RecA bundles mediate homology pairing between distant sisters during DNA break repair

DNA double-strand break (DSB) repair by homologous recombination (HR) has evolved to maintain genetic integrity in all organisms(1). Although many reactions that occur during HR are known(1-3), it is unclear where, when and how they occur in cells is lacking. Here, by using conventional and super-resolution microscopy we describe the progression of DSB repair in live Escherichia coli. Specifically, we investigate whether HR can occur efficiently between distant sister loci that have segregated to opposite halves of an E. coli cell. We show that a site-specific DSB in one sister can be repaired efficiently using distant sister homology. After RecBCD processing of the DSB, RecA is recruited to the cut locus, where it nucleates into a bundle that contains many more RecA molecules than can associate with the two ssDNA regions that form at the DSB. Mature bundles extend along the cell long axis in the space between the bulk nucleoid and the inner membrane.
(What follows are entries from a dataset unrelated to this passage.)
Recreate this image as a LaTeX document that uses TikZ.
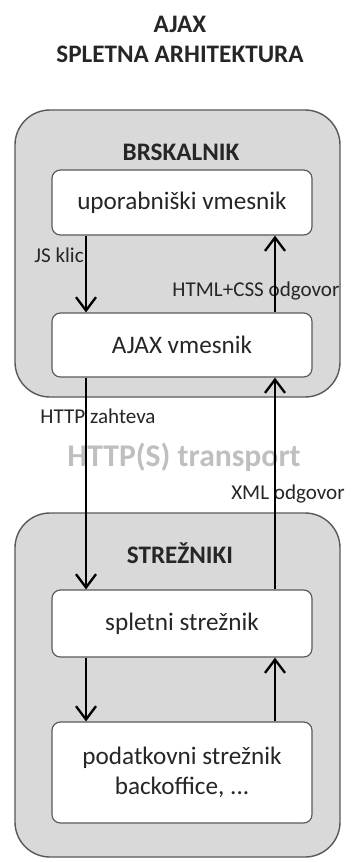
\documentclass[tikz,border=0pt]{standalone}
\usepackage{fontspec}
\setmainfont{Carlito}
\usetikzlibrary{arrows.meta,calc,positioning}
\definecolor{tiergray}{HTML}{D9D9D9}
\definecolor{edgegray}{HTML}{595959}
\definecolor{inkgray}{HTML}{262626}
\definecolor{fadegray}{HTML}{BFBFBF}

\begin{document}
\begin{tikzpicture}[
		x=0.03cm, y=-0.03cm,
		font=\fontsize{21.5}{25}\selectfont, text=inkgray,
		tier/.style={draw=edgegray, fill=tiergray, rounded corners=1.05cm,
				minimum width=9.75cm, line width=1.2pt},
		layer/.style={draw=edgegray, fill=white, rounded corners=0.25cm,
				minimum width=7.8cm, align=center, line width=1pt},
		tiername/.style={font=\fontsize{21.5}{25.5}\selectfont\bfseries},
		note/.style={font=\fontsize{18}{21}\selectfont, inner sep=0pt},
		flow/.style={-{Straight Barb[length=0.4cm,width=0.6cm]},
				line width=2pt, black},
	]
	\useasboundingbox (0,0) rectangle (354,862);

	\node[tiername, align=center] (title) at (180,39)
	{AJAX\\SPLETNA ARHITEKTURA};

	% browser side
	\node[tier, minimum height=8.61cm] (browser) at (177.5,253.5) {};
	\node[tiername] (brsk) at (181,152) {BRSKALNIK};
	\node[layer, minimum height=1.95cm] (ui) at (182,202.5) {uporabniški vmesnik};
	\node[layer, minimum height=1.92cm] (ajax) at (182,345) {AJAX vmesnik};

	% server side
	\node[tier, minimum height=10.32cm] (servers) at (177.5,685) {};
	\node[tiername] (strez) at (180,553) {STREŽNIKI};
	\node[layer, minimum height=2.01cm] (web) at (182,623.5) {spletni strežnik};
	\node[layer, minimum height=3.03cm] (data) at (182,772.5)
	{podatkovni strežnik\\backoffice, ...};

	\node[font=\fontsize{27}{31}\selectfont\bfseries, text=fadegray]
	(transport) at (184,457) {HTTP(S) transport};

	\coordinate (down) at (86,0);
	\coordinate (up) at (275,0);

	\node[note, anchor=east] (jsklic) at (84,255) {JS klic};
	\node[note] (htmlcss) at (256,291) {HTML+CSS odgovor};
	\node[note] (zahteva) at (98,416) {HTTP zahteva};
	\node[note] (xmlodg) at (288,494) {XML odgovor};

	% requests go down on the left, answers come back up on the right
	\draw[flow] (ui.south -| down) -- (ajax.north -| down);
	\draw[flow] (ajax.south -| down) -- (web.north -| down);
	\draw[flow] (web.south -| down) -- (data.north -| down);
	\draw[flow] (data.north -| up) -- (web.south -| up);
	\draw[flow] (web.north -| up) -- (ajax.south -| up);
	\draw[flow] (ajax.north -| up) -- (ui.south -| up);

\end{tikzpicture}
\end{document}
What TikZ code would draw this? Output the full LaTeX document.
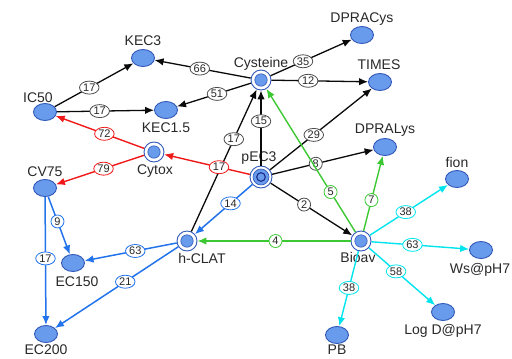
\documentclass[tikz,border=0pt]{standalone}
\usepackage{fontspec}
\setmainfont{Liberation Sans}
\usetikzlibrary{shapes.geometric,arrows.meta}

\definecolor{nodefill}{RGB}{104,155,235}
\definecolor{nodeline}{RGB}{50,88,185}
\definecolor{navyring}{RGB}{30,45,140}
\definecolor{txt}{RGB}{40,40,40}
\definecolor{eblack}{RGB}{10,10,10}
\definecolor{ered}{RGB}{240,25,25}
\definecolor{eblue}{RGB}{35,115,235}
\definecolor{egreen}{RGB}{60,200,50}
\definecolor{ecyan}{RGB}{0,228,238}

\begin{document}
\begin{tikzpicture}[x=1pt,y=-1pt,
  leaf/.style={ellipse, minimum width=23pt, minimum height=17pt, inner sep=0pt,
    fill=nodefill, draw=nodeline, line width=0.9pt},
  hub/.style={circle, minimum size=20pt, inner sep=0pt, fill=white,
    draw=nodeline, line width=0.9pt,
    path picture={\fill[nodefill, draw=nodeline, line width=0.6pt]
      (path picture bounding box.center) circle (6.2pt);}},
  core/.style={circle, minimum size=22pt, inner sep=0pt, fill=white,
    draw=nodeline, line width=0.9pt,
    path picture={\fill[nodefill, draw=nodeline, line width=0.6pt]
      (path picture bounding box.center) circle (8pt);
      \draw[navyring, line width=1.1pt]
      (path picture bounding box.center) circle (4.3pt);}},
  lbl/.style={font=\fontsize{14}{16}\selectfont, text=txt, inner sep=0pt,
    text height=10pt, text depth=2.7pt},
  wt/.style={ellipse, fill=white, inner xsep=0.8pt, inner ysep=0pt,
    minimum height=13pt, minimum width=13pt, line width=0.8pt,
    font=\fontsize{11}{12}\selectfont, text=txt},
  tip/.style={-{Latex[length=9pt,width=7.5pt]}},
  blk/.style={tip, draw=eblack, line width=1.3pt, every node/.style={wt, draw=black!70}},
  rd/.style={tip, draw=ered, line width=1.4pt, every node/.style={wt, draw=ered}},
  bl/.style={tip, draw=eblue, line width=1.5pt, every node/.style={wt, draw=eblue}},
  gr/.style={tip, draw=egreen, line width=1.4pt, every node/.style={wt, draw=egreen}},
  cy/.style={tip, draw=ecyan, line width=1.4pt, every node/.style={wt, draw=ecyan}},
]
\useasboundingbox (0,0) rectangle (512,359);

% vertices
\node[leaf] (KEC3)    at (143,58)  {};
\node[leaf] (IC50)    at (45,112)  {};
\node[leaf] (KEC15)   at (166,110) {};
\node[hub]  (Cys)     at (261,80)  {};
\node[hub]  (Cytox)   at (154,152) {};
\node[core] (pEC3)    at (261,177) {};
\node[leaf] (DPRACys) at (362,35)  {};
\node[leaf] (TIMES)   at (380,82)  {};
\node[leaf] (DPRALys) at (385,147) {};
\node[leaf] (fion)    at (457,179) {};
\node[leaf] (CV75)    at (45,188)  {};
\node[leaf] (EC150)   at (73,263)  {};
\node[leaf] (EC200)   at (46,334)  {};
\node[hub]  (hCLAT)   at (187,241) {};
\node[hub]  (Bioav)   at (361,241) {};
\node[leaf] (Ws)      at (481,250) {};
\node[leaf] (LogD)    at (443,312) {};
\node[leaf] (PB)      at (337,335) {};

% vertex names
\node[lbl] (tKEC3)    at (143,42)  {KEC3};
\node[lbl] (tIC50)    at (38,99)   {IC50};
\node[lbl] (tKEC15)   at (166,129) {KEC1.5};
\node[lbl] (tCys)     at (261,64)  {Cysteine};
\node[lbl] (tCytox)   at (155,171) {Cytox};
\node[lbl] (tpEC3)    at (259,158) {pEC3};
\node[lbl] (tDPRACys) at (362,19)  {DPRACys};
\node[lbl] (tTIMES)   at (379,66)  {TIMES};
\node[lbl] (tDPRALys) at (385,130) {DPRALys};
\node[lbl] (tfion)    at (457,164) {fion};
\node[lbl] (tCV75)    at (45,173)  {CV75};
\node[lbl] (tEC150)   at (77,283)  {EC150};
\node[lbl] (tEC200)   at (46,351)  {EC200};
\node[lbl] (thCLAT)   at (202,260) {h-CLAT};
\node[lbl] (tBioav)   at (358,259) {Bioav};
\node[lbl] (tWs)      at (480,270) {Ws@pH7};
\node[lbl] (tLogD)    at (443,331) {Log D@pH7};
\node[lbl] (tPB)      at (337,351) {PB};

% black links
\draw[blk] (IC50) -- node[pos=.44] {17} (KEC3);
\draw[blk] (IC50) -- node[pos=.44] {17} (KEC15);
\draw[blk] (Cys) -- node[pos=.53] {66} (KEC3);
\draw[blk] (Cys) -- node[pos=.46] {51} (KEC15);
\draw[blk] (Cys) -- node[pos=.40] {35} (DPRACys);
\draw[blk] (Cys) -- node[pos=.38] {12} (TIMES);
\draw[blk] (pEC3) -- node[pos=.59] {15} (Cys);
\draw[blk] (hCLAT) -- node[pos=.65] {17} (Cys);
\draw[blk] (pEC3) -- node[pos=.43] {29} (TIMES);
\draw[blk] (pEC3) -- node[pos=.43] {8} (DPRALys);
\draw[blk] (pEC3) -- node[pos=.41] {2} (Bioav);

% red links
\draw[rd] (Cytox) -- node[pos=.45] {72} (IC50);
\draw[rd] (Cytox) -- node[pos=.46] {79} (CV75);
\draw[rd] (pEC3) -- node[pos=.36] {17} (Cytox);

% blue links
\draw[bl] (CV75) -- node[pos=.43] {9} (EC150);
\draw[bl] (CV75) -- node[pos=.48] {17} (EC200);
\draw[bl] (hCLAT) -- node[pos=.45] {63} (EC150);
\draw[bl] (hCLAT) -- node[pos=.43] {21} (EC200);
\draw[bl] (pEC3) -- node[pos=.38] {14} (hCLAT);

% green links
\draw[gr] (Bioav) -- node[pos=.49] {4} (hCLAT);
\draw[gr] (Bioav) -- node[pos=.28] {5} (Cys);
\draw[gr] (Bioav) -- node[pos=.41] {7} (DPRALys);

% cyan links
\draw[cy] (Bioav) -- node[pos=.46] {38} (fion);
\draw[cy] (Bioav) -- node[pos=.42] {63} (Ws);
\draw[cy] (Bioav) -- node[pos=.41] {58} (LogD);
\draw[cy] (Bioav) -- node[pos=.49] {38} (PB);
\end{tikzpicture}
\end{document}
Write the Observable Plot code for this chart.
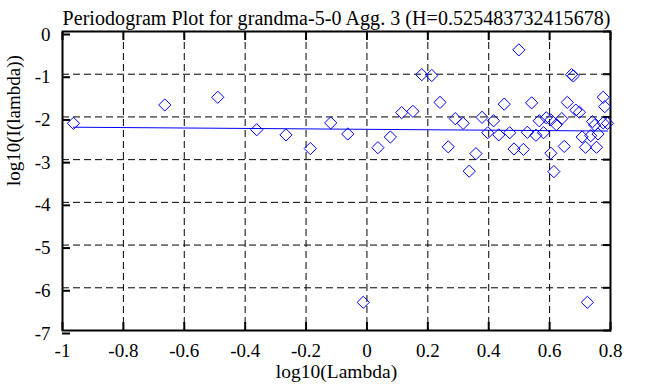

Bundle formation is followed by pairing in which the two ends of the cut locus relocate at the periphery of the nucleoid and together move rapidly towards the homology of the uncut sister. After sister locus pairing, RecA bundles disassemble and proteins that act late in HR are recruited to give viable recombinants 1-2 generation time equivalents after formation of the initial DSB. Mutated RecA proteins that do not form bundles are defective in sister pairing and in DSB-induced repair. The work reveals an unanticipated role of RecA bundles in channeling the movement of the DNA DSB ends, thereby facilitating the long-range homology search that occurs before the strand invasion and transfer reactions.